A further consideration here is that Credobaptists already accept the Presbyterian view of “citizenship” in two of the three types of God-ordained government. No Credobaptist would ever say of his newborn infant that he could not be part of the family until he was old enough to decide to join the family. No Credobaptist would ever say of his newborn that he could not be an American citizen until he was old enough to swear an oath of allegiance to the Constitution. I would even go one step further. My guess is that Credobaptists would be offended if one were to tell them their children could not officially be part of their families, or be considered American citizens, until they children were old enough to decide the matter for themselves.

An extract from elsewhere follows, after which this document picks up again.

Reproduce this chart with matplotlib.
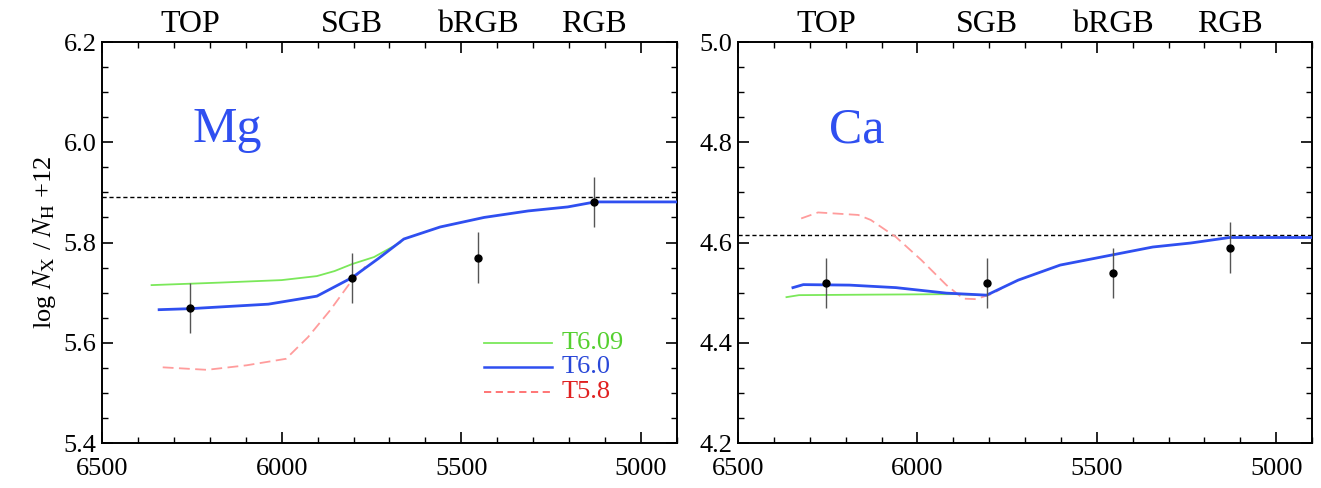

My argument, then, is that Credobaptists are being inconsistent. On one hand, they accept, in effect, the principle of covenant baptism with respect to their children’s’ membership in their families and citizenship in their home countries but, on the other hand, they reject it with respect to their children’s membership in the church.
Closing Thoughts
My aim in this post was to make the Christian case for eliminating the current disastrous practice of granting birthright citizenship to the children of non-American citizens born on U.S. soil. Birthright citizenship as currently practiced makes a joke of American citizenship, creates large scale social and economic problems for America, and, most importantly, cannot be defended from the Bible. Further, the key to solving the problem of birthright citizenship is applying the same principles of membership in the visible church, as set forth in Scripture and summarized in the Westminster Standards, to the matter of national citizenship.
Although I have not attempted to argue the point in this post, I believe that the current practice of birthright citizenship is inconsistent with our Constitution as well.
While it would be a mistake to think fixing the birthright citizenship loophole would by itself solve all of America’s immigration problems, there is, in my estimation, no other single action that would do more to move America in the right direction on this crucial issue.